In any case, the autonomy and the future of Balochistan is currently in danger. The Baloch Assembly increasingly sees its power compromised by the greater penetration of the central government in its affairs. Some internal opinion believes there is potential for a civil war. The arm of the central government are the Frontier Corps (FC) in Balochistan, a central paramilitary organization responsible for maintaining security in the border areas for Balochistan but also for the Tribal Areas.

These incursions have come to a point where an analyst of Balochistan talks of a “parallel government” ran by the cent pak gov through the FC.

The pressure in Balochistan is likely to mount as the United States seek ways to engage the Quetta Shura. Despite being the location of Mullah Omar, the United has been unable to target Balochistan militarily like it has done in other sanctuary areas directly or through the Pakistanis. 

The central government has led successful military offensives in both the Swat Valley and South Waziristan in 2009. In those areas, the Pakistanis saw vital threats to their own power and is the reason why they acted at great costs of their own. Historically, these offensives only took place after a treaty between the Tribal Areas and the central government collapsed amidst the turmoil left by the demise of President Pervez Musharaff.

The Pakistanis have recently said they would suspend any renewed offensives for a year. So that leaves North Waziristan and Balochistan untouched. Yet, North Waziristan is under heavy aerial drone campaign. Balochistan is different and no direct action by any side appears possible.

So what parties have to look for is the FC. But a better alternative would be the Baloch provincial institutions of government.

Many Balochistan people see the FC as a self serving entity, more concerned about increasing their power at the expense of the indigenous (democratic) institutions. They are seen as enriching themselves by controlling the lucrative smuggling activities while neglecting their duty.

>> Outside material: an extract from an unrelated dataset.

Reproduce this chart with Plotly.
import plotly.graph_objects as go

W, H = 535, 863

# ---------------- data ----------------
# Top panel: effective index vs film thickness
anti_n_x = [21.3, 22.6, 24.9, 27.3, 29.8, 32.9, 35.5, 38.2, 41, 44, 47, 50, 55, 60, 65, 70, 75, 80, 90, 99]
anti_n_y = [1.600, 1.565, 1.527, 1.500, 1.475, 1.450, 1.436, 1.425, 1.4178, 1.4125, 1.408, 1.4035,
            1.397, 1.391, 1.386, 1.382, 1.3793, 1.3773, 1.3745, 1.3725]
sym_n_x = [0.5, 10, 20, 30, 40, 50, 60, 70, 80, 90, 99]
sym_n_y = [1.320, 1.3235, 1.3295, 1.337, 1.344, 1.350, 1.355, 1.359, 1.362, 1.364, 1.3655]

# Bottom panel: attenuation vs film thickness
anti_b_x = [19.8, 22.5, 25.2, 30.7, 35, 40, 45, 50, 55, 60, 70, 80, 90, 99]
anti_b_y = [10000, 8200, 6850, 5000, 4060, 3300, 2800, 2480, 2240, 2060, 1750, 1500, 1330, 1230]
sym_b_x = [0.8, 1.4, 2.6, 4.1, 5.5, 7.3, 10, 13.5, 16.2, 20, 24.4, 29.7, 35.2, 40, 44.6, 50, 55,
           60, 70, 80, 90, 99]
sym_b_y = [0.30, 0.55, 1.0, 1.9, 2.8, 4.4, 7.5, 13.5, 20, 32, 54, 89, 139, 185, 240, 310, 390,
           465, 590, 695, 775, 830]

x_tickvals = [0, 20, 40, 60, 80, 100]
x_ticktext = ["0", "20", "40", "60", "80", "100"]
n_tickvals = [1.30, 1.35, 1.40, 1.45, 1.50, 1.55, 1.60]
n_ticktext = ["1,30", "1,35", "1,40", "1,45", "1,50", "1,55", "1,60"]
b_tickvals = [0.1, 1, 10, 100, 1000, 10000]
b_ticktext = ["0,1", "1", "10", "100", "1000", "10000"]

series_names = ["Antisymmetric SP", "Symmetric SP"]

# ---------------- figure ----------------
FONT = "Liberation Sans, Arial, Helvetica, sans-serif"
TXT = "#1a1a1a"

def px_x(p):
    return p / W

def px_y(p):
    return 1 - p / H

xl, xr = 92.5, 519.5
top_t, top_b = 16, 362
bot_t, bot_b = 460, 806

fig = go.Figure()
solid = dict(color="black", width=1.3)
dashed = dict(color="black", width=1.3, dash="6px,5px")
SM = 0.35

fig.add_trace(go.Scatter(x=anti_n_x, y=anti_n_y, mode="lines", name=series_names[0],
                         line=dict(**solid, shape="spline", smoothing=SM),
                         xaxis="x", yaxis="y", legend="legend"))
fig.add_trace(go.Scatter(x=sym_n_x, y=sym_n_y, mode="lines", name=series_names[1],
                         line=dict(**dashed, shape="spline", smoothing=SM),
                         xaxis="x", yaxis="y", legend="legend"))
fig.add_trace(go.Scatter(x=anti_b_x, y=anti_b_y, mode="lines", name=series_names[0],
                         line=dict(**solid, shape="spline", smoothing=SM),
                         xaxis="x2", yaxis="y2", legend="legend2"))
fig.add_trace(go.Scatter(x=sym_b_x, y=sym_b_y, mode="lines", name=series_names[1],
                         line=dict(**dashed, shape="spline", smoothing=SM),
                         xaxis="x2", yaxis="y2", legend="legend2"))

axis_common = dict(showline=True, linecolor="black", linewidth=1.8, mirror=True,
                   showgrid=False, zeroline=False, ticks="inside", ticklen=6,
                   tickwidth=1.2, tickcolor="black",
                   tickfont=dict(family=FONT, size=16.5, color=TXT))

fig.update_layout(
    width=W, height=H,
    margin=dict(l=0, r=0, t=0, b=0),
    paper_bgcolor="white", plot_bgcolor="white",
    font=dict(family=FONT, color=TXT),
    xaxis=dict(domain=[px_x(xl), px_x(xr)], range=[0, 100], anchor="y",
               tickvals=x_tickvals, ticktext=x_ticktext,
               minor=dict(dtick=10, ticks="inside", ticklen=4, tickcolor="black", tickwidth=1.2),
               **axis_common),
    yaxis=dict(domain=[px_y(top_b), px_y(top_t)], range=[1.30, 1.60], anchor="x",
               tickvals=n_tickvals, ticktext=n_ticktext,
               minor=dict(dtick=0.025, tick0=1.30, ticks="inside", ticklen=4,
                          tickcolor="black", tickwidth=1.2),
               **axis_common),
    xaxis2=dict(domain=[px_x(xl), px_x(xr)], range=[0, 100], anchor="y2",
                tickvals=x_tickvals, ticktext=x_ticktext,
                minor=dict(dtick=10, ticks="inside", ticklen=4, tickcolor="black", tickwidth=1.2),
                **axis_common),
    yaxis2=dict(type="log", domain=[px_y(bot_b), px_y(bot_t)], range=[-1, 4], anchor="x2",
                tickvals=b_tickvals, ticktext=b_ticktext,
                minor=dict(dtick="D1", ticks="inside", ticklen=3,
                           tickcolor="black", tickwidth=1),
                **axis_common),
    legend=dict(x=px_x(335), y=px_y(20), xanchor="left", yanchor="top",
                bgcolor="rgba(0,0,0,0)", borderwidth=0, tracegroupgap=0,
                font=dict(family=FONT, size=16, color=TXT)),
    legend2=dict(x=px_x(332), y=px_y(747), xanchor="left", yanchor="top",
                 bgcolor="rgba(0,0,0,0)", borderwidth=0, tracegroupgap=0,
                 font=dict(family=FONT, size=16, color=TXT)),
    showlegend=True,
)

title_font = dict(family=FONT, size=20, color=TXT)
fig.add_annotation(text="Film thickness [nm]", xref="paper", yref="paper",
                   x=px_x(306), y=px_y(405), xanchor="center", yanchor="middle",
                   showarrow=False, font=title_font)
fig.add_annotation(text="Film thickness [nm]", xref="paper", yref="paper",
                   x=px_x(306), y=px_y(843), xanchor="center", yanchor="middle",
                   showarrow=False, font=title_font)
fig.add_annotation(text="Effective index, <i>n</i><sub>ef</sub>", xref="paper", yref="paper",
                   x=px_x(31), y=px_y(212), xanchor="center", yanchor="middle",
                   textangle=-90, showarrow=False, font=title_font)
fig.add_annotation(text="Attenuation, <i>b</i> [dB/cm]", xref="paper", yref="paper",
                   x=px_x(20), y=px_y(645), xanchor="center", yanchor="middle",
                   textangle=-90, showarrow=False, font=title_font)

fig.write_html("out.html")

Officially, it’s protecting the Baloch people, denying access to the border to the “bad” people and seeking out anti government - and anti-afghan forces - within the province.

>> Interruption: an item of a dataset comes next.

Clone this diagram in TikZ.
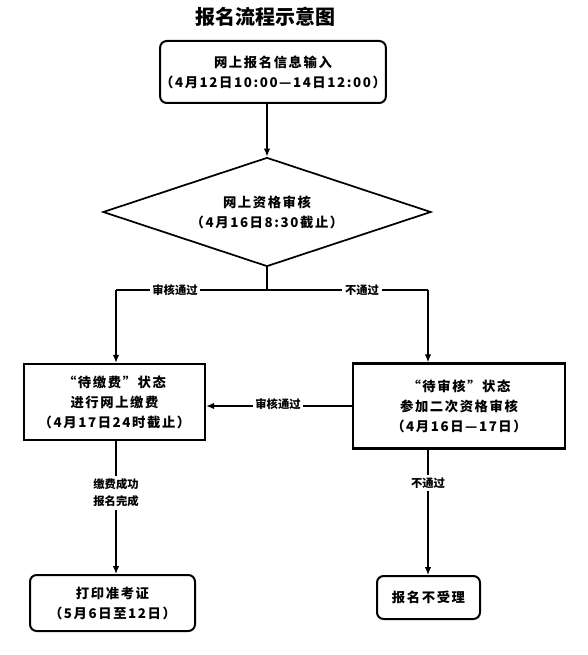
\documentclass[tikz,border=0pt]{standalone}
\usepackage{fontspec}
\setmainfont{Noto Sans CJK SC}
\newfontfamily\spaced[LetterSpace=12]{Noto Sans CJK SC}
\usetikzlibrary{shapes.geometric,arrows.meta}
\tikzset{
    stepbox/.style={draw,line width=1.8pt,align=center,inner sep=0pt,font=\spaced\bfseries\fontsize{10}{15}\selectfont},
    roundbox/.style={stepbox,line width=1.5pt,rounded corners=5pt},
    checkbox/.style={draw,diamond,aspect=3,line width=1.3pt,align=center,inner sep=0pt,
        minimum width=246pt,minimum height=81.75pt,font=\spaced\bfseries\fontsize{10}{15}\selectfont},
    flow/.style={line width=1.1pt},
    arr/.style={flow,-{Latex[length=6pt,width=5pt]}},
    tag/.style={fill=white,inner sep=2pt,align=center,font=\bfseries\fontsize{8.5}{12.5}\selectfont},
}

\begin{document}
\begin{tikzpicture}[x=0.75pt,y=-0.75pt]
            \useasboundingbox (0,0) rectangle (587,655);
            \node[font=\fontsize{15}{18}\selectfont\bfseries] (title) at (265,17) {报名流程示意图};
            \node[roundbox,minimum width=168pt,minimum height=46.5pt] (apply) at (273,72)
                {网上报名信息输入\\（4月12日10:00—14日12:00）};
            \node[checkbox] (check) at (267,212) {网上资格审核\\（4月16日8:30截止）};
            \node[stepbox,minimum width=135.75pt,minimum height=57pt] (pay) at (114.5,402)
                {“待缴费”状态\\进行网上缴费\\（4月17日24时截止）};
            \node[stepbox,minimum width=159pt,minimum height=63.75pt] (recheck) at (459,406)
                {“待审核”状态\\参加二次资格审核\\（4月16日—17日）};
            \node[roundbox,minimum width=123.75pt,minimum height=42pt] (ticket) at (112.5,603)
                {打印准考证\\（5月6日至12日）};
            \node[roundbox,minimum width=77.25pt,minimum height=32.25pt] (reject) at (428.5,597.5)
                {报名不受理};
            \coordinate (fork) at (check.south |- 0,290);
            \coordinate (passL) at (116,290);
            \coordinate (passR) at (428,290);
            % connectors
            \draw[arr] (apply.south -| check.north) -- (check.north);
            \draw[flow] (check.south) -- (fork);
            \draw[flow] (passL) -- (passR);
            \draw[arr] (passL) -- (passL |- pay.north);
            \draw[arr] (passR) -- (passR |- recheck.north);
            \draw[arr] (recheck.west) -- (recheck.west -| pay.east);
            \draw[arr] (pay.south -| passL) -- (ticket.north -| passL);
            \draw[arr] (recheck.south -| passR) -- (reject.north -| passR);
            % labels on the lines
            \node[tag] (okL) at (175,290) {审核通过};
            \node[tag] (noR) at (362,290) {不通过};
            \node[tag] (okM) at (278,404) {审核通过};
            \node[tag] (done) at (116,493) {缴费成功\\报名完成};
            \node[tag] (noB) at (428,483) {不通过};
        \end{tikzpicture}
\end{document}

Since they do not serve their primary purpose the U.S. command is denied an important sanctum in Pashtunistan. And yet the FC continues to receive substantial portions of the U.S. aid sent to the Pakistani military.

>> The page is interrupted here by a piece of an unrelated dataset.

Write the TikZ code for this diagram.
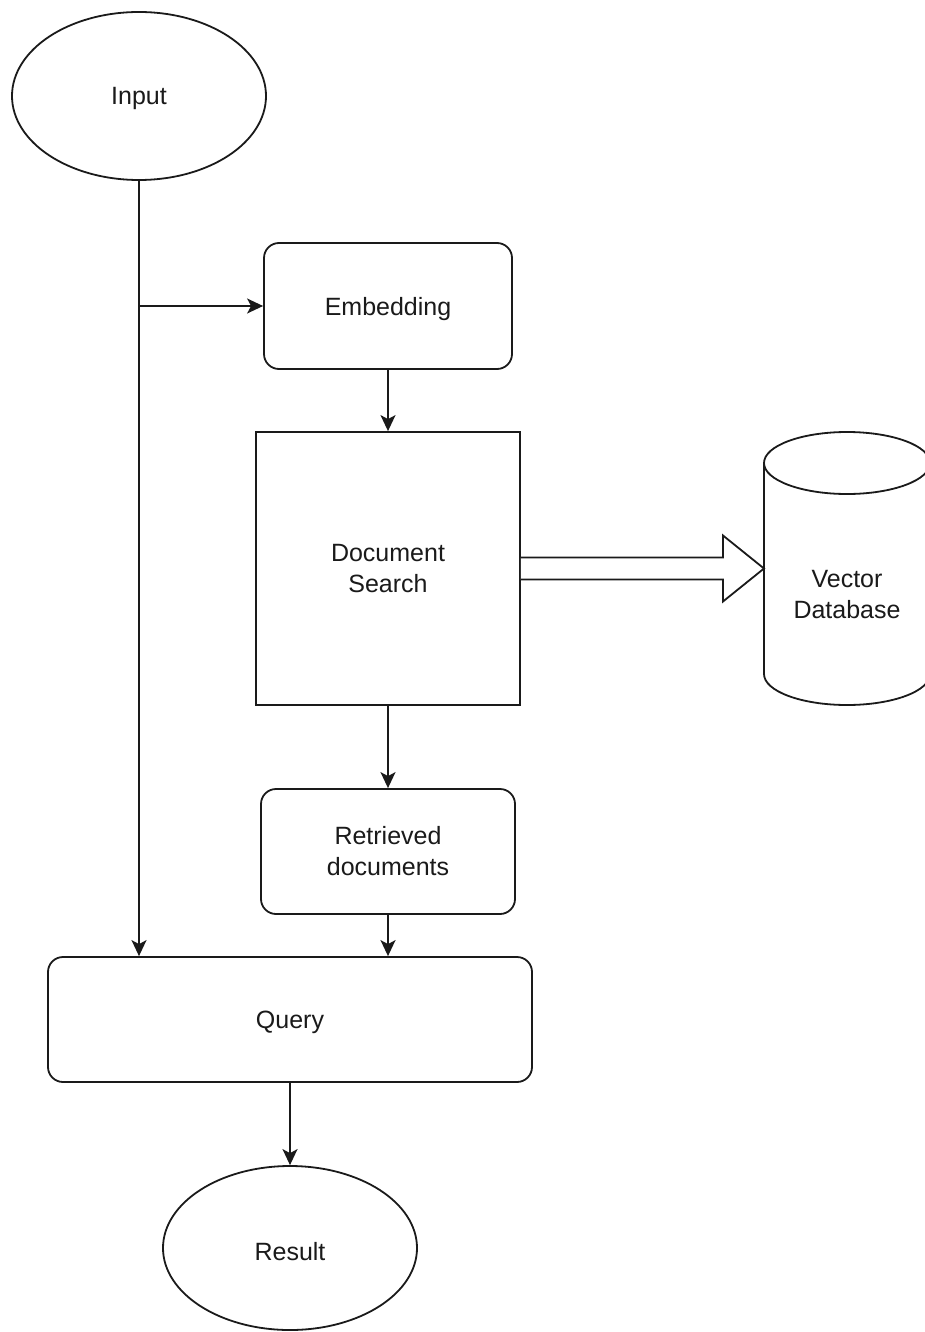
\documentclass[tikz,border=0pt]{standalone}
\usepackage{fontspec}
\setmainfont{Liberation Sans}
\usetikzlibrary{arrows.meta,calc,shapes.geometric}
\definecolor{ink}{HTML}{1A1A1A}
\begin{document}
\begin{tikzpicture}[x=1pt,y=-1pt,
  every node/.style={font=\fontsize{25}{31}\selectfont, text=ink, align=center, inner sep=0pt},
  one/.style={text height=18pt, text depth=0pt},
  shp/.style={draw=ink, line width=1.8pt, fill=white},
  oval/.style={shp, ellipse},
  rbox/.style={shp, rectangle, rounded corners=15pt},
  sbox/.style={shp, rectangle},
  arr/.style={draw=ink, line width=1.8pt, -{Stealth[length=16pt,width=15pt,inset=4pt]}},
  hollow/.style={draw=ink, line width=1.8pt, fill=white, line join=miter}
]
\useasboundingbox (0,0) rectangle (925,1332);

\node[oval, one, minimum width=254pt, minimum height=168pt] (in) at (139,96) {Input};
\node[rbox, one, minimum width=248pt, minimum height=126pt] (emb) at (388,306) {Embedding};
\node[sbox, minimum width=264pt, minimum height=273pt] (ds) at (388,568.5) {Document\\Search};
\node[rbox, minimum width=254pt, minimum height=125pt] (rd) at (388,851.5) {Retrieved\\documents};
\node[rbox, one, minimum width=484pt, minimum height=125pt] (q) at (290,1019.5) {Query};
\node[oval, one, text height=24pt, minimum width=254pt, minimum height=164pt] (res) at (290,1248) {Result};

% cylinder (vector database)
\fill[white] (764,463) -- (764,674) arc[start angle=180, end angle=360, x radius=83pt, y radius=31pt] -- (930,463) -- cycle;
\draw[draw=ink, line width=1.8pt] (764,463) -- (764,674) arc[start angle=180, end angle=360, x radius=83pt, y radius=31pt] -- (930,463);
\draw[draw=ink, line width=1.8pt, fill=white] (847,463) ellipse [x radius=83pt, y radius=31pt];
\node (db) at (847,595) {Vector\\Database};
\coordinate (dbw) at (764,568.5);

% connectors
\coordinate (br) at (in.south |- emb.west);
\draw[arr] (in.south) -- (in.south |- q.north);
\draw[arr] (br) -- (emb.west);
\draw[arr] (emb.south) -- (ds.north);
\draw[arr] (ds.south) -- (rd.north);
\draw[arr] (rd.south) -- (rd.south |- q.north);
\draw[arr] (q.south) -- (res.north);

% hollow block arrow
\draw[hollow] ($(ds.east)+(0,-11)$) -- ($(dbw)+(-41,-11)$) -- ($(dbw)+(-41,-33)$) -- (dbw)
  -- ($(dbw)+(-41,33)$) -- ($(dbw)+(-41,11)$) -- ($(ds.east)+(0,11)$);
\end{tikzpicture}
\end{document}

The behavior of the FC is somewhat similar to the roles independent commanders - large and small warlords - play on the other side of the border in the lawless, anarchic parts of the country. While the afghan equivalents come from a weak central government, the Baloch case exhibits a predatory and corrosive effect on already existing institutions. The tip in the balance comes from resources – arms, money, and external support – that is being given to the FC but not to the Balochistan natural authorities.

The other forces in the region also destabilizing Baluchistan is, of course, the Taliban and other similarly minded groups. This is where things get so complicated because support for the Taliban comes from different sources. The FC is sometimes unconcerned with the Taliban and can also be quietly supportive. Similarly, within the province of Balochistan, there are those who reject the Taliban and wish to conserve and augment democratic and western liberal values, and those who have a soft spot in their heart for Muslim militancy and traditional values.

But even the democratic faction in Balochistan - who should favor efforts to defeat the most subservient religious extremists in their midst – disapproves the presence of the FC. This is because of the FC’s conflict of interest, their corrosive effect on Balochistan’s political institutions, and, also an invasion of privacy and human rights.

In America, there are debates over how much government should encroach upon civil liberties in the name of greater security. Similarly, the people of Balochistan demand at what cost can the FC go after religious extremists and impose draconian measures such as sealing the borders, clamping down on protests, intrusively investigating the public and carrying kinetic actions in the midst of the population.

The growing instability of Balochistan can be another lesson for American endeavors in Afghanistan: governance must be served through the bottom up instead of top down. Whatever your intentions, external forces wielding military might entering a region will necessarily corrode indigenous political institutions - making the external force illegitimate. The external forces will also inevitably slowly shift its purpose becoming less inclined to battle fringe extremist insurgents and more inclined to self-serving privateering or otherwise get involved in running the area.

Throughout history, for any given political system where there is a center dominating the periphery, the relative power of the center vis-à-vis the periphery will fluctuate over time for various reasons. Sometimes, the “barons” are stronger and sometimes the “king” is. Clearly, given the socio-economic nature of the tribal areas of Afghanistan and Pakistan, and the relatively weak means or intent the Pakistani center or the Americans in Afghanistan have to bring about change, the tip of power must lie with the barons. An invading power bent on establishing full central control must be ready to do things neither the Pakistani nor the Americans are ready to do. Historically, such measures have included things like purging the local intelligentsia, establishing colonies or otherwise being ready to stay for the long run.

As a consequence, the money and support that went to the FC should have gone to the government of Balochistan. If it had been the case that Balochistan authorities were supporting actively enemies of the Pakistani government or US government, efforts should have been made to support indigenous factions to dethrone the authorities. Instead, bypassing local institutions is only likely to alienate the whole population of Balochistan -including your natural allies - and creates multiple levels of instability within the political community and the structure of power instead of simply targeting the authorities.

2 comments:

  1. Dear David Castonguay,
    As a writer of the piece I can say that the point of this piece was exactly as you interpreted it. Multiple power centres, specially when some are above law, sound death knell for any society or State.
    Thank you for posting it on your Blog.